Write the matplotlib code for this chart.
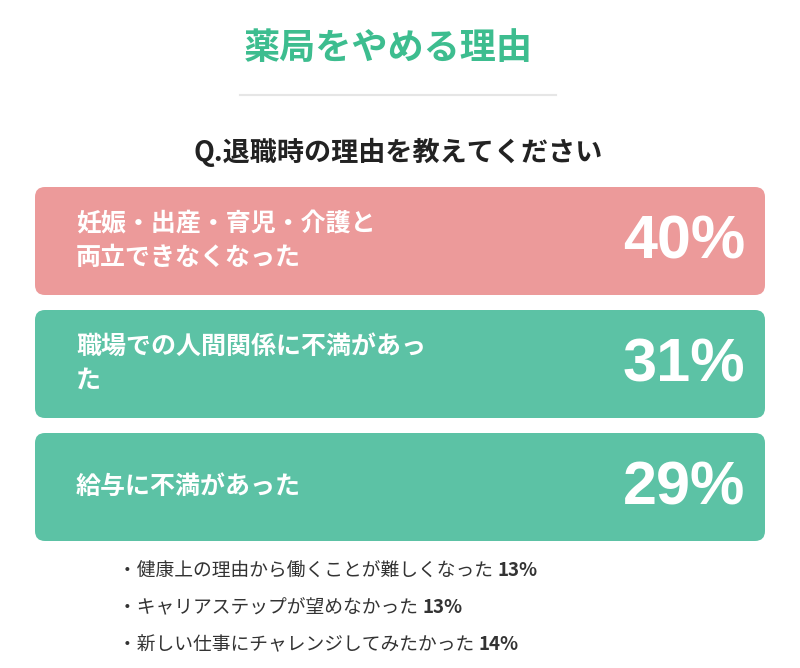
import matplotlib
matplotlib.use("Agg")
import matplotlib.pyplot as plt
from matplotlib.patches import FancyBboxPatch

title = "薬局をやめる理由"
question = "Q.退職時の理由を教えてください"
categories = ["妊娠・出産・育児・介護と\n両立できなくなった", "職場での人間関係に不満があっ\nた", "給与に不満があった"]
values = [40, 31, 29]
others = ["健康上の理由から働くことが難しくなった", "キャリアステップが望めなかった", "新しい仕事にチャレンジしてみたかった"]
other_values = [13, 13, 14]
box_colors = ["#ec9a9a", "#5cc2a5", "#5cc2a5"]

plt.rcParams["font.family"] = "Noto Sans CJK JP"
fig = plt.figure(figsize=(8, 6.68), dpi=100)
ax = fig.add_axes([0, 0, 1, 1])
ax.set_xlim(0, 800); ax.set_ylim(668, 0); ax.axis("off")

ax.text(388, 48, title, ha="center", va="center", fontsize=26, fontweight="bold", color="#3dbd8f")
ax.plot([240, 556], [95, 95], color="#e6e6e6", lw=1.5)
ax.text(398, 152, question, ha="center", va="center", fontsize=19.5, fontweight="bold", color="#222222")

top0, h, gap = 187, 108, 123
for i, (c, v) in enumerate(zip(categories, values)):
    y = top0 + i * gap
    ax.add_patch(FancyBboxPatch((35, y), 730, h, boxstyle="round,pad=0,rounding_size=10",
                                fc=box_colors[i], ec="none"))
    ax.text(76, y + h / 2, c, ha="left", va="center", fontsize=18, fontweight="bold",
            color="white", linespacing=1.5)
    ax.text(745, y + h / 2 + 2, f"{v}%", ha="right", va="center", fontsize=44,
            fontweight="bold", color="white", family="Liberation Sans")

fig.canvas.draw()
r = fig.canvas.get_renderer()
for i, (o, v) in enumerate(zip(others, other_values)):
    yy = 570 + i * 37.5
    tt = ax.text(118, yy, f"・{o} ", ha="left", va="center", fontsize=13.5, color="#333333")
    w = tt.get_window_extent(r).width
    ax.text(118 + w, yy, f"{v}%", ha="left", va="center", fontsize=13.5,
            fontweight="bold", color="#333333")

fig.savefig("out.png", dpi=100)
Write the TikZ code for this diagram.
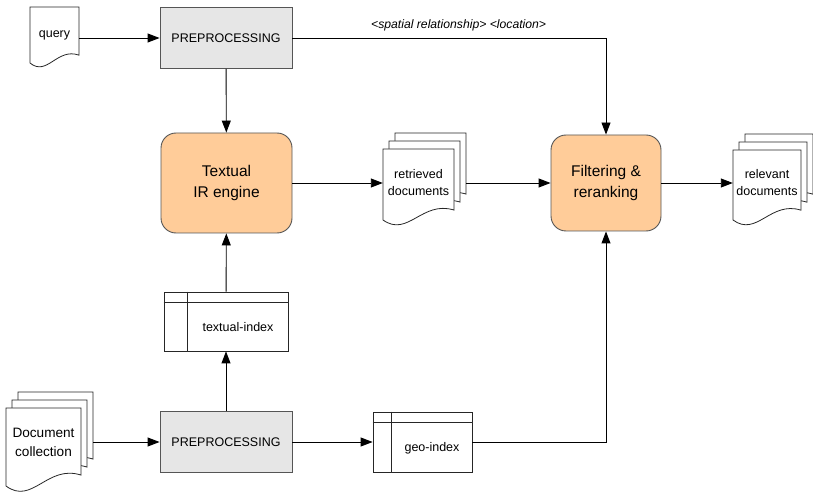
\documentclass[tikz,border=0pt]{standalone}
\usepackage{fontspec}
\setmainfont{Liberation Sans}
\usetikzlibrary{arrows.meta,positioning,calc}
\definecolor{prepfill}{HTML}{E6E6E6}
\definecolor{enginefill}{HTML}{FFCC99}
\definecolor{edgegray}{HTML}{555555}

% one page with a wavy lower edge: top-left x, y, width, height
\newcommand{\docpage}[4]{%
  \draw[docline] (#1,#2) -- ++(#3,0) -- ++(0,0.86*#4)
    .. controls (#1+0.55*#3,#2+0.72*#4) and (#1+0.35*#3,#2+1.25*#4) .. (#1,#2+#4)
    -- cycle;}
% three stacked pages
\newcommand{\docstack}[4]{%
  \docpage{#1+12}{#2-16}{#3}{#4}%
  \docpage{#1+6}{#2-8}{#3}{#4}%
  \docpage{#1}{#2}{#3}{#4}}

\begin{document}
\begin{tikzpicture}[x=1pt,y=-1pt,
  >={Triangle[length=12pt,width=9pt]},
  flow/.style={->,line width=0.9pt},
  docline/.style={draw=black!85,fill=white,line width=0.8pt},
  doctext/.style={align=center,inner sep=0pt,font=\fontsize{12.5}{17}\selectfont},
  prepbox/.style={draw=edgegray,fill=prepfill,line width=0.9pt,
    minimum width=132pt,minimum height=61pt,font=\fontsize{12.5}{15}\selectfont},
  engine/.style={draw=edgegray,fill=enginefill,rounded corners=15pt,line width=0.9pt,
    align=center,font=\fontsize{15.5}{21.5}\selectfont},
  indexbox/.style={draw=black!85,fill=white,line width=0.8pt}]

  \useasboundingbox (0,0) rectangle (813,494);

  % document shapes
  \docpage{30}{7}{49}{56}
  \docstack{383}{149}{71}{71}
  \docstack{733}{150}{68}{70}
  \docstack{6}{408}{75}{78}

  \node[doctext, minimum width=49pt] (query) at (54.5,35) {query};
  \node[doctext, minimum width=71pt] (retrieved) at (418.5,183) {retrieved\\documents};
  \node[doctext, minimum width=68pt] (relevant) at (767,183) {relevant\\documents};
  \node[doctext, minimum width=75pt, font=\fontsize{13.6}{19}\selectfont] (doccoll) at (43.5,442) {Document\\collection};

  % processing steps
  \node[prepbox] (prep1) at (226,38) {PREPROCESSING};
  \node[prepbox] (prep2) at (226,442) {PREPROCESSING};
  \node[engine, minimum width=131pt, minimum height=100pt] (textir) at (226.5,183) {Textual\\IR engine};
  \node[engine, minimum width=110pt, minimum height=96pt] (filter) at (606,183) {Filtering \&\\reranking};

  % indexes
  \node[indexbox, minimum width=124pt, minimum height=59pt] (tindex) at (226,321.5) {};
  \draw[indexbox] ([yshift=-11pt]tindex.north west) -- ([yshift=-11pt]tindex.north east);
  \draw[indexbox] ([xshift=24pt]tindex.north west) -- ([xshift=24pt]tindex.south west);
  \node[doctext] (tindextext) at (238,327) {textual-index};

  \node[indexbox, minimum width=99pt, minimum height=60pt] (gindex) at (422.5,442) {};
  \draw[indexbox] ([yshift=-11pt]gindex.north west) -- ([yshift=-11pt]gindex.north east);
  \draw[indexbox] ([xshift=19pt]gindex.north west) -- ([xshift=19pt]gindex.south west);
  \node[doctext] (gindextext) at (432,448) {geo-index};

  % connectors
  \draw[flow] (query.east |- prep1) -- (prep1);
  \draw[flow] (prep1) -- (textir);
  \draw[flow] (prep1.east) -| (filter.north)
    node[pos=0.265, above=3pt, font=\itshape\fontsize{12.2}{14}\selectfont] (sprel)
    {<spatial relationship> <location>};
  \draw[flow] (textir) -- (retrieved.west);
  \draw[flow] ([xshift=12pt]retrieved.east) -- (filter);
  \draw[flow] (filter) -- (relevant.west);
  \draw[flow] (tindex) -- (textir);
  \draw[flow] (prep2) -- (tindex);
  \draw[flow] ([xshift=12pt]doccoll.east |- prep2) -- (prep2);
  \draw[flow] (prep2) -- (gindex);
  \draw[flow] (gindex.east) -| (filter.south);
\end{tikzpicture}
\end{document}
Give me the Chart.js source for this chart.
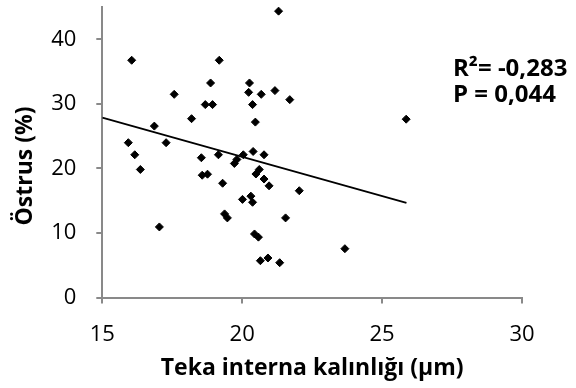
=====
**WHAT IS BEING ASKED**
Find and copy every line in the entries above where the string "chart" occurs.

**ANSWER IN FULL**
Write the matplotlib code for this chart.
Give me the Chart.js source for this chart.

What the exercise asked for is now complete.